Les films « Back to black » et « Notre monde » sortent en salle ce mercredi 24 avril. On pensait connaître la chanson des biopics d’artistes musicaux, celui consacré à Amy Winehouse s’essaie à un regard en travers… À sa manière, Luàna Bajrami prend aussi les choses sous un angle singulier : immersion dans le Kosovo de 2007, sur le point d’accéder à l’indépendance.
« Back to black » : on pensait connaître la chanson des biopics musicaux
À force d’enquiller régulièrement des films revenant en long en large sur la vie de chanteurs (Freddy Mercury, Elton John, Elvis Presley ou Bob Marley, pour les plus récents), on pensait connaître la chanson des biopics d’artistes musicaux. Celui consacré à Amy Winehouse est bienvenu quand il s’essaie à un regard en travers, se refuse à un couplet scolaire sur la comète qui a renouvelé la soul le temps de deux albums, mais surtout de frasques. L’idée centrale de Back to black n’étant justement pas de réciter un chapelet façon « sa vie, son oeuvre », mais plutôt « sa vie, son coeur » en se focalisant quasi exclusivement sur le parcours amoureux particulièrement cabossé de Winehouse.
Soit plus ou moins déjà le même parti pris qu’avait déjà pris la réalisatrice Sam Taylor-Johnson avec John Lennon dans Nowhere Boy.
Tirer des fils à partir du tube mélancolico-amer de Winehouse
Ce film-là partait du principe qu’une chanson éponyme dans Rubber Soul en disait plus long sur Lennon que son parcours de Beatle, Back to Black en fera de même en tirant des fils à partir du tube le plus mélancolico-amer de Winehouse. Les faits sont donc évacués, modifiés ou minimisés dans ce film qui n’est donc qu’une relecture personnelle, voyant la chanteuse comme une grande gueule, mais surtout ultra-sentimentale. Les fans qui espéraient des détails qui auraient échappé à la presse people du vivant de Winehouse seront mécontents, les autres peut-être agréablement surpris par le portrait, certes mineur, mais sensible – notamment par l’interprétation gouailleuse de Marisa Abela en Winehouse – d’une artiste qui rêvait plus d’amour que de gloire.

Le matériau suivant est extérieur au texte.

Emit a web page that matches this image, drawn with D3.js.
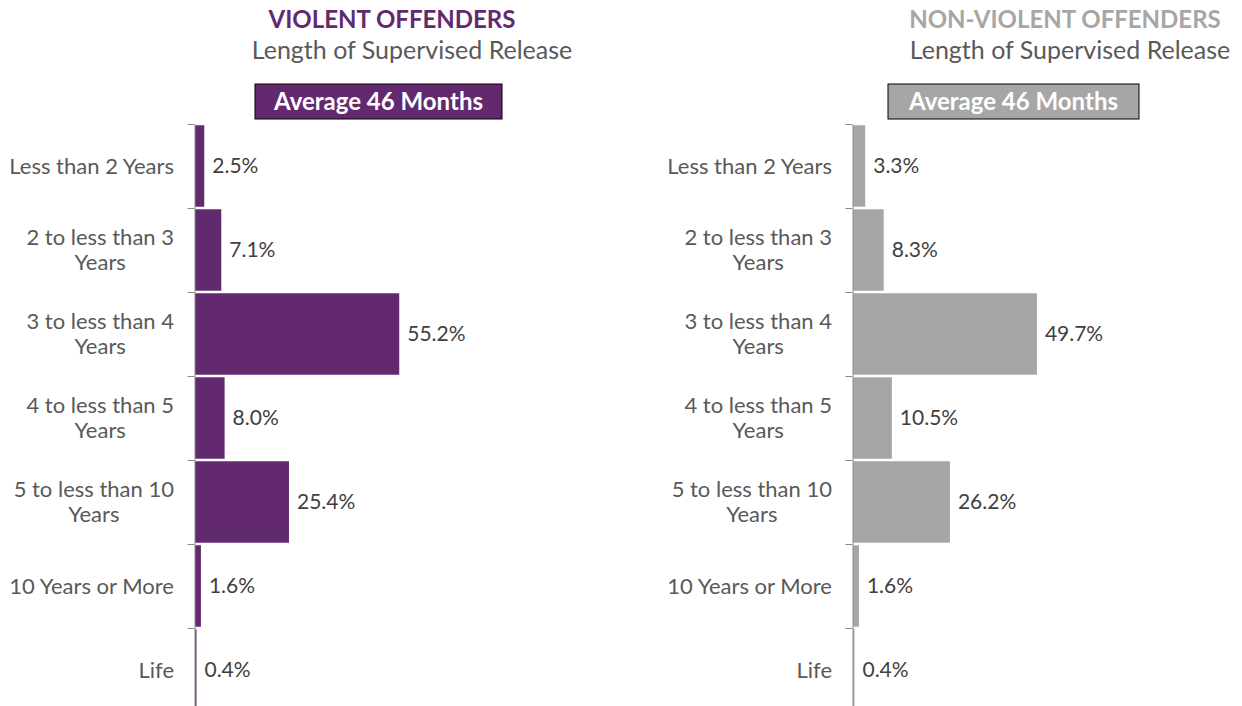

Un autre angle singulier avec « Notre Monde » de Luàna Bajrami
À sa manière, Luàna Bajrami prend aussi les choses sous un angle singulier. Immersion dans le Kosovo de 2007, Notre monde passe par le regard de deux jeunes femmes essayant de lutter contre un manque de perspectives en fuyant leur village pour aller étudier à Pristina. Le pays est au bord d’accéder à l’indépendance mais comment s’émanciper d’un système social et politique des plus chaotiques ?
Plus que dans la plupart des cas, Notre Monde s’affirme comme une œuvre de jeunesse. Pas tant à cause d’un âge, la vingtaine, que partagent à la fois Bajrami et ses personnages que par le très juste portrait générationnel qu’esquisse Notre monde, film qui va au-delà du Kosovo quand il raconte à la fois l’hier d’un pays de l’Est négligé vu d’ici, que l’aujourd’hui d’une jeunesse entravée, où qu’elle soit, par les pratiques et le conservatisme de l’ancien monde, écrasant la possibilité de prendre son envol. Beau film maniant autant l’initiatique que le politique quand il met en parallèle construction de deux jeunes femmes et reconstruction d’un état, Notre monde sait faire se rejoindre l’individuel et le collectif, pour un état des lieux plus global que prévu quand il interroge les yeux dans les yeux autant un passé qu’un présent toujours aussi incertain. Luana Bajrami en dit plus dans une interview à retrouver ici
On avait repéré Luana Bajrami comme pousse montante du cinéma, via des seconds rôles marquants chez Céline Sciamma, Bruno Podalydès ou les Nakache/Toledano. Il y a trois ans, l’actrice était passée derrière la caméra avec La Colline où rugissent les lionnes, chronique d’adolescence kosovare inattendue de maturité au vu d’une réalisatrice qui entrait à peine dans la vingtaine. Avec Notre monde, son second film, Bajrami retourne dans le pays de ses origines familiales, pour en remonter le temps et se replonger en 2007 quand le Kosovo était sur le point d’accéder à l’indépendance.